– JUNE 10, 2014
Mention Narendra Modi‘s
name to Chinese officials in Beijing and an enthusiastic smile is the likely
response. China’s government sees something of its own in India’s new Prime
Minister, a strong, decisive leader who emphasises development, is keen to
learn from China’s economic success and will never be beholden to the United
States. “Modi to boost ties with China,” proclaimed the state-run China Daily
newspaper in a front-page story on May 27, while an editorial enthused about
the prospects of the two countries forging a more constructive relationship
based on their “common aspiration for prosperity”.
On his last visit
to China in 2011, Modi was treated almost as well as a head of state, accorded
the rare privilege of a reception in the Great Hall of the People, and meetings
with four members of the ruling Politburo.
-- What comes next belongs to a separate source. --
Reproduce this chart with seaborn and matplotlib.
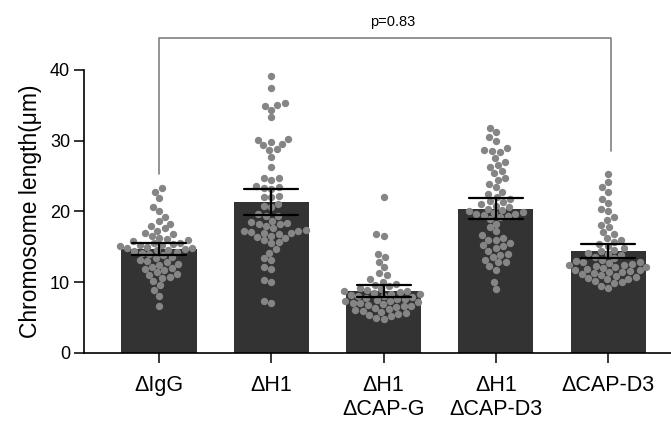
import numpy as np
import pandas as pd
import seaborn as sns
import matplotlib.pyplot as plt

# chromosome lengths (um), one list per condition
igg = [23.3, 22.8, 21.9, 20.6, 20.0, 19.2, 18.6, 18.3, 17.9, 17.6, 17.3, 17.0,
       16.8, 16.5, 16.3, 16.1, 15.9, 15.8, 15.6, 15.5, 15.4, 15.3, 15.2, 15.1,
       15.0, 14.9, 14.8, 14.7, 14.6, 14.5, 14.4, 14.3, 14.2, 14.0, 13.8, 13.6,
       13.4, 13.2, 13.0, 12.8, 12.6, 12.5, 12.2, 12.0, 11.9, 11.7, 11.4, 11.2,
       11.0, 10.8, 10.6, 10.2, 9.6, 8.9, 8.1, 6.6]
h1 = [39.2, 37.4, 35.3, 35.1, 34.9, 34.4, 33.3, 30.3, 30.1, 29.8, 29.6, 29.4,
      28.9, 28.7, 27.7, 26.3, 24.8, 24.7, 24.5, 23.6, 23.5, 23.3, 23.2, 22.2,
      22.1, 22.0, 21.0, 20.8, 20.6, 19.6, 19.4, 19.3, 18.7, 18.5, 18.4, 18.3,
      18.2, 18.0, 17.6, 17.4, 17.3, 17.2, 17.1, 17.0, 16.9, 16.8, 16.6, 16.4,
      16.2, 15.9, 15.7, 15.5, 14.7, 14.2, 13.4, 13.2, 12.1, 11.9, 10.3, 10.0,
      7.3, 7.0]
h1_capg = [22.1, 16.8, 16.5, 14.0, 13.6, 12.9, 12.1, 11.3, 11.0, 10.4, 10.1,
           9.8, 9.6, 9.4, 9.2, 9.0, 8.9, 8.8, 8.7, 8.6, 8.5, 8.4, 8.3, 8.2,
           8.1, 8.0, 7.9, 7.8, 7.7, 7.6, 7.5, 7.4, 7.3, 7.2, 7.1, 7.0, 6.9,
           6.8, 6.7, 6.6, 6.5, 6.4, 6.2, 6.1, 6.0, 5.8, 5.6, 5.5, 5.4, 5.2,
           5.0, 4.8]
h1_capd3 = [31.8, 31.2, 30.5, 30.0, 29.0, 28.7, 28.5, 28.4, 27.6, 27.0, 26.6,
            26.3, 25.7, 25.4, 24.8, 24.5, 23.9, 23.5, 22.8, 22.5, 22.1, 21.8,
            21.5, 21.3, 21.0, 20.8, 20.6, 20.4, 20.2, 20.1, 19.9, 19.8, 19.7,
            19.6, 19.5, 19.4, 19.2, 18.9, 18.3, 17.8, 17.2, 16.7, 16.3, 16.0,
            15.9, 15.5, 15.2, 15.1, 14.8, 14.4, 14.0, 13.9, 13.6, 13.2, 12.9,
            12.8, 12.3, 11.8, 10.0, 9.0]
capd3 = [25.3, 24.2, 23.4, 22.8, 21.8, 21.2, 20.4, 20.0, 19.2, 18.8, 18.1,
         17.8, 17.1, 16.8, 16.2, 16.0, 15.7, 15.4, 15.1, 14.8, 14.6, 14.4,
         14.2, 14.0, 13.8, 13.6, 13.4, 13.2, 13.0, 12.9, 12.8, 12.7, 12.6,
         12.5, 12.4, 12.3, 12.2, 12.1, 12.0, 11.9, 11.8, 11.7, 11.6, 11.5,
         11.4, 11.3, 11.2, 11.0, 10.9, 10.8, 10.6, 10.5, 10.4, 10.2, 10.0,
         9.9, 9.5, 9.2]

labels = ["\u0394IgG", "\u0394H1", "\u0394H1\n\u0394CAP-G",
          "\u0394H1\n\u0394CAP-D3", "\u0394CAP-D3"]
groups = [igg, h1, h1_capg, h1_capd3, capd3]

p_text = "p=0.83"

df = pd.DataFrame({
    "group": np.repeat(labels, [len(g) for g in groups]),
    "length": np.concatenate(groups),
})

sns.set_style("ticks")
plt.rcParams["font.family"] = ["Liberation Sans", "DejaVu Sans"]
plt.rcParams.update({"text.color": "black", "axes.labelcolor": "black",
                     "xtick.color": "black", "ytick.color": "black",
                     "axes.edgecolor": "black"})

fig = plt.figure(figsize=(6.71, 4.26), dpi=100)
ax = fig.add_axes([0.1252, 0.1714, 0.8748, 0.6643])

sns.barplot(data=df, x="group", y="length", order=labels, color="#333333",
            saturation=1, width=0.67, errorbar=("ci", 95), seed=0,
            capsize=0.48, err_kws={"color": "black", "linewidth": 1.6, "zorder": 5},
            linewidth=0, ax=ax)
sns.swarmplot(data=df, x="group", y="length", order=labels, color="#858585",
              size=5.3, linewidth=0, ax=ax, zorder=3, warn_thresh=1)

# significance bracket between first and last group
bx0, bx1 = 0, 4.03
ax.plot([bx0, bx0, bx1, bx1], [25.3, 44.5, 44.5, 28.5], color="#808080",
        linewidth=1.2, clip_on=False)
ax.text(2.08, 45.8, p_text, ha="center", va="bottom", fontsize=10.5)

ax.set_xlim(-0.668, 4.56)
ax.set_ylim(0, 40)
ax.set_yticks([0, 10, 20, 30, 40])
ax.set_xlabel("")
ax.set_ylabel("Chromosome length(\u03bcm)", fontsize=16.5, labelpad=6)
ax.tick_params(axis="y", labelsize=13, length=7, width=1.1, pad=3)
ax.tick_params(axis="x", labelsize=15.5, length=7, width=1.1, pad=9)
for side in ["left", "bottom"]:
    ax.spines[side].set_linewidth(1.2)
sns.despine(ax=ax)

fig.savefig("out.png", dpi=100)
But Modi granted his hosts an equal
show of respect, China Daily eagerly recalled, presenting business cards “with
one side in Chinese and in red-the color that symbolises wealth and good
fortune in China”.
India under Modi,
just like Gujarat under Modi, will seek out and enable Chinese investment, the
government here hopes and believes, and in a style it can relate to.
At a time when
China’s biggest investments in Myanmar are bogged down by public protests and
accusations of human rights abuses, Modi presents a very different kind of
partner for the elite in Beijing: A man who bulldozes the opposition and simply
gets things done-whether by fair means, as his supporters would say, or by
foul, as his critics argue.
Nor is it lost on
China that Modi was a frequent visitor here at a time when the United States
had denied him a visa. While the West was blocking and antagonising Modi,
“China didn’t draw a line based on ideology,” wrote South Asian expert Qian
Feng in an op-ed in the nationalist Global Times newspaper. The two attitudes
“formed a strong contrast”, he said, arguing that it will be inevitably tougher
for the West to woo India and constrain China.
China’s government,
though, is too wise to expect Modi to fall into its lap. It knows that, for the
same economic reasons underpinning his wooing of China, Modi is likely to seek
closer ties with the United States than his predecessor’s government left
behind, in the ruins of the Devyani Khobragade affair. Already, voices in
Washington are urging the Obama administration to grasp the opportunity for a
fresh start with the new Indian Government, and with Modi in particular.
Modi visited Japan
in 2007 and 2012, successfully attracted Japanese investment to Gujarat, and is
likely to boost defence and security ties with the East Asian nation, China’s
biggest rival. He also appears to have formed a close bond with another
assertive nationalist, Japan’s Prime Minister Shinzo Abe, who is deeply
disliked and distrusted in Beijing. Modi, Beijing will be aware, is one of only
three people Abe follows on Twitter, and the Chinese government will be
watching this relationship as closely as any.
Nor are experts
here expecting Modi to magically resolve China’s long-running border dispute
with India: For one thing, China is unlikely to be in the mood to make any
territorial concessions with India while it simultaneously promotes a
maximalist position in its maritime claims in the South China and East China
seas. Modi’s campaign warning to China, that it must abandon its “expansionist
mindset”, did ring a few alarm bells in Beijing, but is largely seen as simply
an example of campaign rhetoric from a man ever keen to burnish his nationalist
credentials.
While one analyst
here hit the headlines by comparing Modi to Richard Nixon, the US Republican
president who famously forged closer ties with Mao’s China, the more thoughtful
comparison is with Atal Bihari Vajpayee, under whom New Delhi’s relations with
Beijing improved and trade expanded. The Bharatiya Janata Party is seen in
China as having “less historical baggage” than the Congress, for whom memories
of the 1962 border war are perhaps more personal and painfully humiliating.
China’s government
has never come to terms with India’s raucous media, and tended to blame the
Indian government when it came in for vituperative criticism from India’s more
nationalistic television channels and newspapers over its alleged border
incursions.
Used to a state
that maintains an iron grip over the media, Beijing could not help but suspect
that the hand of Ministry of External Affairs was directing the outrage over
one incident or another, or at least could have done more to restrain emotions.
The reality, of course, may simply have been that television anchors were
merely filling the vacuum created by an uncommunicative and unresponsive UPA
government, which had failed to set the agenda.
The government
of Manmohan Singh is
described by experts here as “indecisive” and “overcautious”, and while Modi is
seen as “ambitious” and “aggressive”, that is not necessarily a criticism.
China will at least be looking forward to dealing with someone who is very much
his own man.
From now on, Beijing
can reasonably expect, India’s foreign policy will at least take its cue from
Narendra Modi, and not from TV news anchor Arnab Goswami.
Simon Denyer is
author of Rogue Elephant: Harnessing the Power of India’s Unruly Democracy. He
is currently The Washington Post’s China bureau chief in Beijing.